For more than 35 years, the Office for Civil Rights (OCR) within the U.S. Department of Education has served to curtail harassment, bullying and intimidation of students based on race, ethnicity, religion, and gender identity. The federal agency’s mission is “to ensure equal access to education,” and it’s charged with enforcing laws that prohibit discrimination against marginalized populations—including students of color, religious and gender minorities, and students with disabilities. The Atlantic invited voices in education representing divergent viewpoints to offer their outlook and prognosis on the Education Department’s civil-rights arm.
Does Your State Provide Good Data On Your Schools?
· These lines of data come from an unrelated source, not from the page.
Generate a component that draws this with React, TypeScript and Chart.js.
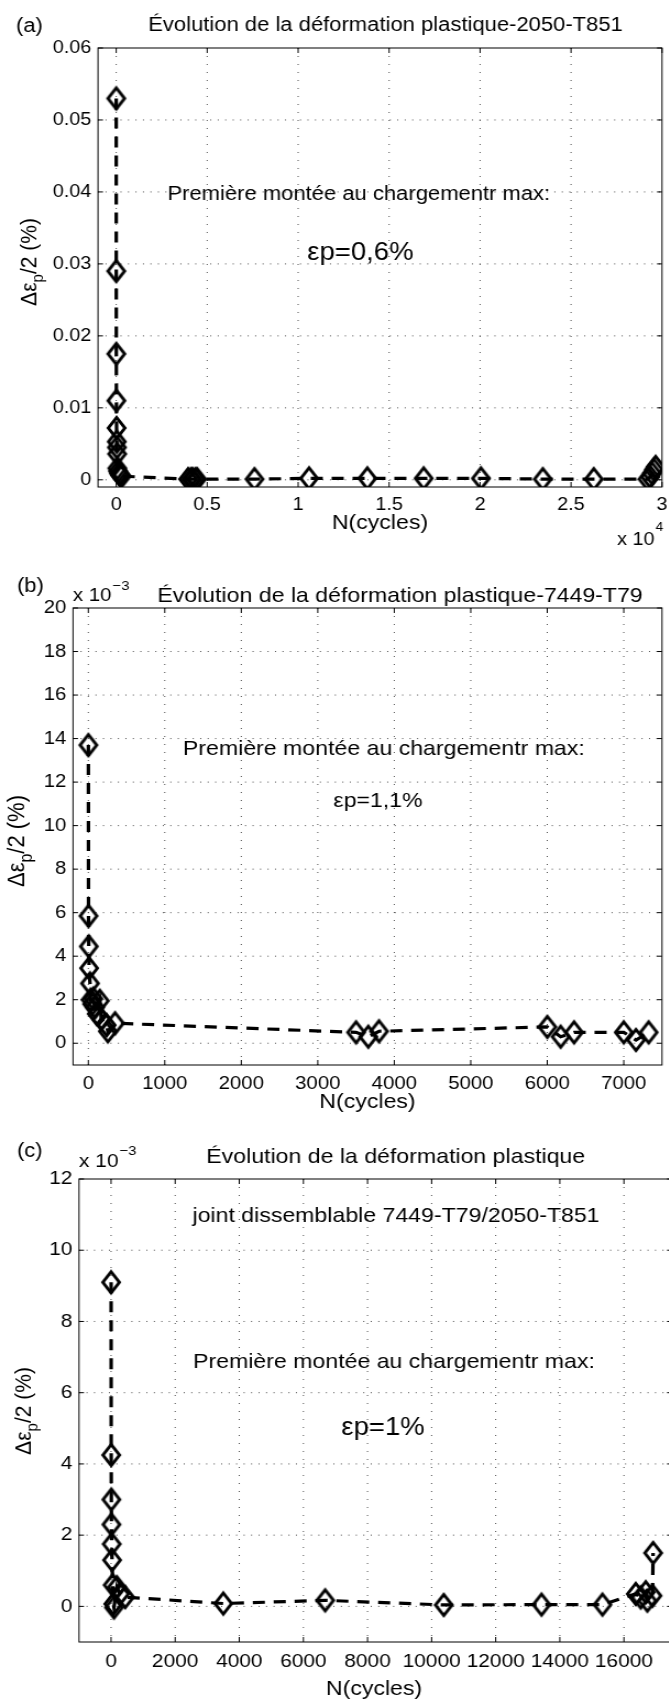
import React, { useEffect, useRef } from 'react';
import { Chart, registerables } from 'chart.js';

Chart.register(...registerables);

// The original figure is horizontally stretched; we draw in a narrower canvas and stretch it.
const S = 1.1;
const LW = 625;
const FONT = '"Liberation Sans", Arial, Helvetica, sans-serif';

// ---------------- Panel (a) : 2050-T851 (strain in %) ----------------
const A_CYCLES = [1, 3, 6, 10, 20, 30, 40, 50, 60, 100, 150, 200, 250, 300, 3950, 4100, 4200, 4350, 4450, 7600, 10600, 13800, 16900, 20050, 23450, 26250, 29200, 29350, 29450, 29550, 29650];
const A_STRAIN = [0.053, 0.029, 0.0175, 0.011, 0.0072, 0.0053, 0.0045, 0.0036, 0.0016, 0.0012, 0.0009, 0.0007, 0.0006, 0.0005, 0.0001, 0.0001, 0.0001, 0.0001, 0.0001, 0.0001, 0.0002, 0.0002, 0.0002, 0.0002, 0.0001, 0.0001, 0.0001, 0.0004, 0.0009, 0.0014, 0.0018];
const A_X_TICKS = [0, 5000, 10000, 15000, 20000, 25000, 30000];
const A_X_LABELS = ['0', '0.5', '1', '1.5', '2', '2.5', '3'];
const A_Y_TICKS = [0, 0.01, 0.02, 0.03, 0.04, 0.05, 0.06];
const A_Y_LABELS = ['0', '0.01', '0.02', '0.03', '0.04', '0.05', '0.06'];

// ---------------- Panel (b) : 7449-T79 (strain in 10^-3 %) ----------------
const B_CYCLES = [1, 3, 6, 10, 22, 30, 50, 65, 87, 110, 150, 170, 240, 255, 350, 3500, 3660, 3800, 6000, 6175, 6350, 7000, 7160, 7325];
const B_STRAIN = [13.7, 5.85, 4.45, 3.45, 2.75, 2.0, 1.8, 2.05, 1.65, 1.35, 1.95, 1.1, 0.83, 0.55, 0.92, 0.5, 0.3, 0.55, 0.75, 0.3, 0.5, 0.5, 0.15, 0.5];
const B_X_TICKS = [0, 1000, 2000, 3000, 4000, 5000, 6000, 7000];
const B_X_LABELS = ['0', '1000', '2000', '3000', '4000', '5000', '6000', '7000'];
const B_Y_TICKS = [0, 2, 4, 6, 8, 10, 12, 14, 16, 18, 20];
const B_Y_LABELS = ['0', '2', '4', '6', '8', '10', '12', '14', '16', '18', '20'];

// ---------------- Panel (c) : joint 7449-T79/2050-T851 (strain in 10^-3 %) ----------------
const C_CYCLES = [1, 4, 8, 12, 20, 30, 50, 70, 90, 180, 280, 440, 3500, 6680, 10380, 13430, 15330, 16370, 16525, 16680, 16730, 16890, 16910];
const C_STRAIN = [9.1, 4.25, 3.0, 2.3, 1.75, 1.3, 0.6, 0.07, -0.03, 0.54, 0.35, 0.26, 0.08, 0.17, 0.04, 0.05, 0.05, 0.35, 0.25, 0.4, 0.16, 0.3, 1.5];
const C_X_TICKS = [0, 2000, 4000, 6000, 8000, 10000, 12000, 14000, 16000];
const C_X_LABELS = ['0', '2000', '4000', '6000', '8000', '10000', '12000', '14000', '16000'];
const C_Y_TICKS = [0, 2, 4, 6, 8, 10, 12];
const C_Y_LABELS = ['0', '2', '4', '6', '8', '10', '12'];

type TextItem = {
  text: string; x: number; y: number; size: number;
  align?: CanvasTextAlign; baseline?: CanvasTextBaseline; data?: boolean;
};
type SupItem = { base: string; exp: string; x: number; y: number; size: number; expSize: number; rise: number };

interface PanelCfg {
  top: number; height: number;
  area: { left: number; right: number; top: number; bottom: number };
  xMin: number; xMax: number; yMin: number; yMax: number;
  xTicks: number[]; xLabels: string[]; yTicks: number[]; yLabels: string[];
  cycles: number[]; strain: number[];
  tickSize: number; xPad: number;
  texts: TextItem[]; sups: SupItem[];
  ylabel: { x: number; y: number; size: number };
}

const PANELS: PanelCfg[] = [
  {
    top: 0, height: 560,
    area: { left: 98, right: 662, top: 48, bottom: 487 },
    xMin: -1000, xMax: 30000, yMin: -0.001, yMax: 0.06,
    xTicks: A_X_TICKS, xLabels: A_X_LABELS, yTicks: A_Y_TICKS, yLabels: A_Y_LABELS,
    cycles: A_CYCLES, strain: A_STRAIN, tickSize: 18, xPad: 7.5,
    texts: [
      { text: '(a)', x: 16, y: 32, size: 20, align: 'left', baseline: 'alphabetic' },
      { text: 'Évolution de la déformation plastique-2050-T851', x: 385.5, y: 31, size: 20, align: 'center', baseline: 'alphabetic' },
      { text: 'Première montée au chargementr max:', x: 13335, y: 0.0397, size: 20, data: true },
      { text: 'εp=0,6%', x: 13418, y: 0.0315, size: 25, data: true },
      { text: 'N(cycles)', x: 380, y: 523, size: 21 },
    ],
    sups: [{ base: 'x 10', exp: '4', x: 617, y: 545, size: 18, expSize: 12.5, rise: 14 }],
    ylabel: { x: 27.5, y: 262, size: 21 },
  },
  {
    top: 560, height: 565,
    area: { left: 73, right: 662, top: 48, bottom: 505 },
    xMin: -200, xMax: 7500, yMin: -1, yMax: 20,
    xTicks: B_X_TICKS, xLabels: B_X_LABELS, yTicks: B_Y_TICKS, yLabels: B_Y_LABELS,
    cycles: B_CYCLES, strain: B_STRAIN, tickSize: 18.5, xPad: 8,
    texts: [
      { text: '(b)', x: 17, y: 32, size: 20, align: 'left', baseline: 'alphabetic' },
      { text: 'Évolution de la déformation plastique-7449-T79', x: 400, y: 42, size: 21, align: 'center', baseline: 'alphabetic' },
      { text: 'Première montée au chargementr max:', x: 3864, y: 13.5, size: 21, data: true },
      { text: 'εp=1,1%', x: 3787, y: 11.1, size: 21, data: true },
      { text: 'N(cycles)', x: 367.5, y: 542, size: 21 },
    ],
    sups: [{ base: 'x 10', exp: '\u22123', x: 73, y: 41, size: 18.5, expSize: 13.5, rise: 11 }],
    ylabel: { x: 15.5, y: 281, size: 22 },
  },
  {
    top: 1125, height: 574,
    area: { left: 79, right: 672, top: 54, bottom: 517 },
    xMin: -1000, xMax: 17500, yMin: -1, yMax: 12,
    xTicks: C_X_TICKS, xLabels: C_X_LABELS, yTicks: C_Y_TICKS, yLabels: C_Y_LABELS,
    cycles: C_CYCLES, strain: C_STRAIN, tickSize: 19, xPad: 8,
    texts: [
      { text: '(c)', x: 17, y: 32, size: 20, align: 'left', baseline: 'alphabetic' },
      { text: 'Évolution de la déformation plastique', x: 395.7, y: 37.5, size: 21, align: 'center', baseline: 'alphabetic' },
      { text: 'joint dissemblable 7449-T79/2050-T851', x: 8890, y: 10.96, size: 21, data: true },
      { text: 'Première montée au chargementr max:', x: 8827, y: 6.85, size: 21, data: true },
      { text: 'εp=1%', x: 8484, y: 5.0, size: 25, data: true },
      { text: 'N(cycles)', x: 374, y: 564, size: 21 },
    ],
    sups: [{ base: 'x 10', exp: '\u22123', x: 79, y: 42, size: 19, expSize: 13.5, rise: 12 }],
    ylabel: { x: 22, y: 286, size: 21 },
  },
];

function makeDiamond(): HTMLCanvasElement {
  const c = document.createElement('canvas');
  c.width = 24;
  c.height = 32;
  const g = c.getContext('2d')!;
  g.strokeStyle = '#000';
  g.lineWidth = 3;
  g.lineJoin = 'miter';
  g.beginPath();
  g.moveTo(12, 5.5);
  g.lineTo(19.5, 16);
  g.lineTo(12, 26.5);
  g.lineTo(4.5, 16);
  g.closePath();
  g.stroke();
  return c;
}

function Panel({ cfg }: { cfg: PanelCfg }) {
  const ref = useRef<HTMLCanvasElement>(null);

  useEffect(() => {
    const canvas = ref.current!;
    const diamond = makeDiamond();
    const XH = 40;
    const L = cfg.area.left / S;
    const R = cfg.area.right / S;

    const framePlugin = {
      id: 'matlabFrame',
      beforeDatasetsDraw(chart: any) {
        const { ctx, chartArea: a, scales } = chart;
        const xs = scales.x, ys = scales.y;
        ctx.save();
        ctx.lineWidth = 1;
        ctx.strokeStyle = '#505050';
        ctx.setLineDash([1, 5.8]);
        ys.ticks.forEach((t: any) => {
          const p = ys.getPixelForValue(t.value);
          if (p > a.top + 1 && p < a.bottom - 1) {
            ctx.beginPath(); ctx.moveTo(a.left, p); ctx.lineTo(a.right, p); ctx.stroke();
          }
        });
        ctx.setLineDash([1, 7]);
        xs.ticks.forEach((t: any) => {
          const p = xs.getPixelForValue(t.value);
          if (p > a.left + 1 && p < a.right - 1) {
            ctx.beginPath(); ctx.moveTo(p, a.top); ctx.lineTo(p, a.bottom); ctx.stroke();
          }
        });
        ctx.restore();
      },
      afterDatasetsDraw(chart: any) {
        const { ctx, chartArea: a, scales } = chart;
        const xs = scales.x, ys = scales.y;
        ctx.save();
        ctx.setLineDash([]);
        ctx.strokeStyle = '#000';
        ctx.lineWidth = 1;
        ctx.strokeRect(a.left, a.top, a.right - a.left, a.bottom - a.top);
        ctx.beginPath();
        xs.ticks.forEach((t: any) => {
          const p = xs.getPixelForValue(t.value);
          ctx.moveTo(p, a.bottom); ctx.lineTo(p, a.bottom - 5);
          ctx.moveTo(p, a.top); ctx.lineTo(p, a.top + 5);
        });
        ys.ticks.forEach((t: any) => {
          const p = ys.getPixelForValue(t.value);
          ctx.moveTo(a.left, p); ctx.lineTo(a.left + 5 / S, p);
          ctx.moveTo(a.right, p); ctx.lineTo(a.right - 5 / S, p);
        });
        ctx.stroke();
        ctx.restore();
      },
    };

    const textPlugin = {
      id: 'matlabText',
      afterDraw(chart: any) {
        const { ctx, scales } = chart;
        const xs = scales.x, ys = scales.y;
        ctx.save();
        ctx.fillStyle = '#000';
        cfg.texts.forEach((t) => {
          ctx.font = `${t.size}px ${FONT}`;
          ctx.textAlign = t.align || 'center';
          ctx.textBaseline = t.baseline || 'middle';
          const x = t.data ? xs.getPixelForValue(t.x) : t.x / S;
          const y = t.data ? ys.getPixelForValue(t.y) : t.y;
          ctx.fillText(t.text, x, y);
        });
        cfg.sups.forEach((s) => {
          ctx.textAlign = 'left';
          ctx.textBaseline = 'alphabetic';
          ctx.font = `${s.size}px ${FONT}`;
          const w = ctx.measureText(s.base).width;
          ctx.fillText(s.base, s.x / S, s.y);
          ctx.font = `${s.expSize}px ${FONT}`;
          ctx.fillText(s.exp, s.x / S + w + 1, s.y - s.rise);
        });
        // y label: Δε_p/2 (%) rotated
        const yl = cfg.ylabel;
        ctx.translate(yl.x / S, yl.y);
        ctx.rotate(-Math.PI / 2);
        const parts: [string, number, number][] = [
          ['Δε', yl.size, 0],
          ['p', yl.size * 0.72, yl.size * 0.32],
          ['/2 (%)', yl.size, 0],
        ];
        let total = 0;
        const widths = parts.map(([t, sz]) => {
          ctx.font = `${sz}px ${FONT}`;
          const w = ctx.measureText(t).width;
          total += w;
          return w;
        });
        let cur = -total / 2;
        const base = yl.size * 0.36;
        ctx.textAlign = 'left';
        ctx.textBaseline = 'alphabetic';
        parts.forEach(([t, sz, dy], i) => {
          ctx.font = `${sz}px ${FONT}`;
          ctx.fillText(t, cur, base + dy);
          cur += widths[i];
        });
        ctx.restore();
      },
    };

    const chart = new Chart(canvas, {
      type: 'scatter',
      data: {
        datasets: [
          {
            data: cfg.cycles.map((x, i) => ({ x, y: cfg.strain[i] })),
            showLine: true,
            borderColor: '#000',
            borderWidth: 3.2,
            borderDash: [11, 8],
            backgroundColor: 'transparent',
            pointStyle: diamond as any,
            pointRadius: 10,
            pointHoverRadius: 10,
            tension: 0,
          } as any,
        ],
      },
      options: {
        responsive: false,
        animation: false,
        events: [],
        layout: {
          padding: { left: 0, right: LW - R, top: cfg.area.top, bottom: cfg.height - cfg.area.bottom - XH },
        },
        plugins: {
          legend: { display: false },
          tooltip: { enabled: false },
          title: { display: false },
        },
        scales: {
          x: {
            type: 'linear',
            position: 'bottom',
            min: cfg.xMin,
            max: cfg.xMax,
            grid: { display: false, drawTicks: false },
            border: { display: false },
            afterBuildTicks: (s: any) => { s.ticks = cfg.xTicks.map((v) => ({ value: v })); },
            afterFit: (s: any) => { s.height = XH; },
            ticks: {
              autoSkip: false,
              maxRotation: 0,
              minRotation: 0,
              padding: cfg.xPad,
              color: '#000',
              font: { family: FONT, size: cfg.tickSize },
              callback: (_v: any, i: number) => cfg.xLabels[i],
            },
          },
          y: {
            type: 'linear',
            position: 'left',
            min: cfg.yMin,
            max: cfg.yMax,
            grid: { display: false, drawTicks: false },
            border: { display: false },
            afterBuildTicks: (s: any) => { s.ticks = cfg.yTicks.map((v) => ({ value: v })); },
            afterFit: (s: any) => { s.width = L; },
            ticks: {
              autoSkip: false,
              padding: 6,
              color: '#000',
              font: { family: FONT, size: cfg.tickSize },
              callback: (_v: any, i: number) => cfg.yLabels[i],
            },
          },
        },
      } as any,
      plugins: [framePlugin, textPlugin],
    });

    return () => chart.destroy();
  }, [cfg]);

  return (
    <canvas
      ref={ref}
      width={LW}
      height={cfg.height}
      style={{
        position: 'absolute',
        left: 0,
        top: cfg.top,
        width: LW,
        height: cfg.height,
        transform: `scaleX(${S})`,
        transformOrigin: '0 0',
      }}
    />
  );
}

export default function App() {
  return (
    <div
      style={{
        position: 'absolute',
        left: 0,
        top: 0,
        width: 669,
        height: 1699,
        overflow: 'hidden',
        background: '#fff',
      }}
    >
      {PANELS.map((cfg, i) => (
        <Panel key={i} cfg={cfg} />
      ))}
    </div>
  );
}
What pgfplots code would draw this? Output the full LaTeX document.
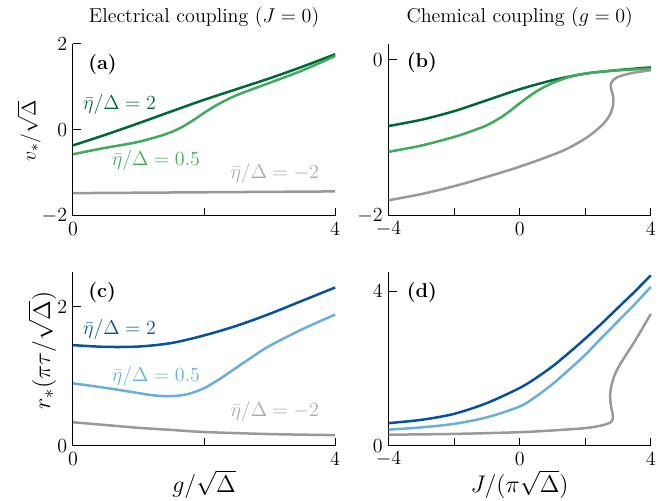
\documentclass[border=0pt]{standalone}
\usepackage{pgfplots}
\pgfplotsset{compat=1.18}
\usepackage{amsmath}

\definecolor{gdark}{HTML}{006837}
\definecolor{glight}{HTML}{41AB5D}
\definecolor{bdark}{HTML}{08519C}
\definecolor{blight}{HTML}{6BAED6}
\definecolor{cgray}{HTML}{999999}
\definecolor{lgray}{HTML}{AAAAAA}

\pgfplotsset{
  panel/.style={
    scale only axis,
    width=157pt,
    axis x line*=bottom,
    axis y line*=left,
    axis line style={-, line width=0.6pt},
    tick align=inside,
    major tick length=5pt,
    tick style={black, line width=0.6pt},
    ticklabel style={font=\large},
    xlabel style={font=\fontsize{14}{17}\selectfont, at={(axis description cs:0.5,-0.222)}, anchor=center},
    title style={font=\large, at={(axis description cs:0.5,1)}, anchor=center, yshift=10pt},
    clip=false,
  },
  curve/.style={line width=1.5pt, smooth},
}
\tikzset{
  lbl/.style={anchor=west, inner sep=0, font=\large},
  panlbl/.style={anchor=west, inner sep=0, font=\large\bfseries},
}

\begin{document}
\begin{tikzpicture}

% (a) electrical coupling, v
\begin{axis}[panel, name=a, at={(0,137.7pt)}, height=103pt,
  xmin=0, xmax=4, ymin=-2, ymax=2,
  xtick={0,2,4}, xticklabels={0,,4},
  ytick={-2,0,2},
  ylabel={$v_*/\sqrt{\Delta}$},
  ylabel style={font=\fontsize{12.5}{15}\selectfont, at={(axis description cs:-0.168,0.494)}, anchor=center},
  title={Electrical coupling ($J=0$)},
]
\addplot[curve, gdark] coordinates {
(0,-0.36)(0.5,-0.11)(1,0.155)(1.5,0.43)(2,0.70)(2.5,0.95)(3,1.20)(3.5,1.47)(4,1.76)};
\addplot[curve, glight] coordinates {
(0,-0.566)(0.46,-0.426)(0.97,-0.287)(1.38,-0.116)(1.63,0.04)(1.84,0.23)(1.99,0.385)(2.19,0.575)(2.5,0.81)(3.01,1.10)(3.52,1.395)(4,1.72)};
\addplot[curve, cgray] coordinates {
(0,-1.47)(1,-1.46)(2,-1.45)(3,-1.44)(4,-1.43)};
\node[lbl, gdark] at (axis cs:0.15,0.60) {$\bar\eta/\Delta=2$};
\node[lbl, glight] at (axis cs:0.59,-0.70) {$\bar\eta/\Delta=0.5$};
\node[lbl, lgray] at (axis cs:2.40,-1.02) {$\bar\eta/\Delta=-2$};
\node[panlbl] at (rel axis cs:0.057,0.878) {(a)};
\end{axis}

% (b) chemical coupling, v
\begin{axis}[panel, name=b, at={(189pt,137.7pt)}, height=103pt,
  xmin=-4, xmax=4, ymin=-2, ymax=0.2,
  xtick={-4,-2,0,2,4}, xticklabels={$-4$,,0,,4},
  ytick={-2,0},
  title={Chemical coupling ($g=0$)},
]
\addplot[curve, gdark] coordinates {
(-4,-0.85)(-3,-0.77)(-2,-0.66)(-1,-0.52)(0,-0.38)(1,-0.265)(2,-0.18)(3,-0.135)(4,-0.10)};
\addplot[curve, glight] coordinates {
(-4,-1.18)(-3,-1.10)(-2,-0.99)(-1.5,-0.92)(-1,-0.84)(-0.5,-0.72)(0,-0.56)(0.5,-0.41)(1,-0.30)(1.5,-0.225)(2,-0.18)(2.5,-0.155)(3,-0.138)(4,-0.115)};
\addplot[curve, cgray] coordinates {
(-4,-1.80)(-3,-1.72)(-2,-1.62)(-1,-1.50)(0,-1.37)(1,-1.22)(1.5,-1.13)(2,-1.01)(2.35,-0.90)(2.6,-0.80)(2.75,-0.71)(2.83,-0.62)(2.86,-0.53)(2.84,-0.45)(2.79,-0.38)(2.78,-0.32)(2.84,-0.27)(2.98,-0.225)(3.29,-0.185)(3.59,-0.16)(4,-0.137)};
\node[panlbl] at (rel axis cs:0.068,0.89) {(b)};
\end{axis}

% (c) electrical coupling, r
\begin{axis}[panel, name=c, at={(0,0)}, height=104pt,
  xmin=0, xmax=4, ymin=0, ymax=2.5,
  xtick={0,2,4}, xticklabels={0,,4},
  ytick={0,2},
  xlabel={$g/\sqrt{\Delta}$},
  ylabel={$r_*(\pi\tau/\sqrt{\Delta})$},
  ylabel style={font=\fontsize{15}{18}\selectfont, at={(axis description cs:-0.118,0.55)}, anchor=center},
]
\addplot[curve, bdark] coordinates {
(0,1.45)(0.5,1.425)(1,1.43)(1.5,1.48)(2,1.59)(2.5,1.73)(3,1.90)(3.5,2.09)(4,2.28)};
\addplot[curve, blight] coordinates {
(0,0.90)(0.5,0.835)(1,0.76)(1.25,0.725)(1.5,0.715)(1.75,0.745)(2,0.83)(2.25,0.97)(2.5,1.13)(2.75,1.29)(3,1.44)(3.5,1.68)(4,1.89)};
\addplot[curve, cgray] coordinates {
(0,0.34)(0.5,0.30)(1,0.26)(1.5,0.23)(2,0.20)(3,0.17)(4,0.155)};
\node[lbl, bdark] at (axis cs:0.15,1.68) {$\bar\eta/\Delta=2$};
\node[lbl, blight] at (axis cs:0.59,1.00) {$\bar\eta/\Delta=0.5$};
\node[lbl, lgray] at (axis cs:2.40,0.49) {$\bar\eta/\Delta=-2$};
\node[panlbl] at (rel axis cs:0.057,0.885) {(c)};
\end{axis}

% (d) chemical coupling, r
\begin{axis}[panel, name=d, at={(189pt,0)}, height=104pt,
  xmin=-4, xmax=4, ymin=0, ymax=4.5,
  xtick={-4,-2,0,2,4}, xticklabels={$-4$,,0,,4},
  ytick={0,4},
  xlabel={$J/(\pi\sqrt{\Delta})$},
]
\addplot[curve, bdark] coordinates {
(-4,0.59)(-3,0.675)(-2,0.83)(-1,1.11)(0,1.50)(0.5,1.76)(1,2.06)(1.5,2.41)(2,2.78)(2.5,3.17)(3,3.58)(3.5,3.99)(4,4.42)};
\addplot[curve, blight] coordinates {
(-4,0.42)(-3,0.48)(-2,0.57)(-1,0.74)(0,1.02)(0.5,1.28)(1,1.60)(1.5,1.97)(2,2.36)(2.5,2.80)(3,3.23)(3.5,3.66)(4,4.12)};
\addplot[curve, cgray] coordinates {
(-4,0.29)(-2,0.31)(0,0.355)(1,0.40)(2,0.46)(2.5,0.53)(2.68,0.575)(2.79,0.62)(2.84,0.69)(2.84,0.80)(2.81,0.93)(2.78,1.08)(2.76,1.25)(2.77,1.42)(2.81,1.6)(2.89,1.82)(3.02,2.05)(3.2,2.3)(3.45,2.63)(3.7,2.98)(4,3.42)};
\node[panlbl] at (rel axis cs:0.068,0.885) {(d)};
\end{axis}

\pgfresetboundingbox
\path[use as bounding box] (-43.7pt,-32.9pt) rectangle (356.3pt,267pt);
\end{tikzpicture}
\end{document}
Probably Not
According to a new report from the Data Quality Campaign, finding useful school data can be a real challenge. States are required to have report cards each year to satisfy state and federal law, but there's no requirement to make that information easily available and understandable.
6 Potential Brain Benefits of Bilingual Education
One of the hottest trends in public schooling is what's often called dual-language or two-way immersion programs, which provide instruction across subjects to both English natives and English learners, in both English and in a target language, with a goal of functional bilingualism and bi-literacy for all students by middle school. Recent research has continued to confirm the benefits of bilingual education.
FACT SHEET: Reducing Recidivism for Justice-Involved Youth
The U.S. Department of Education announced today the release of new guides and resources to help justice-involved youth transition back to traditional school settings. The resources include a guide written for incarcerated youth; a newly updated transition toolkit and resource guide for practitioners in juvenile justice facilities; a document detailing education programs in juvenile justice facilities from the most recent Civil Rights Data Collection; and a website that provides technical assistance to support youth with disabilities with transitioning out of juvenile justice facilities.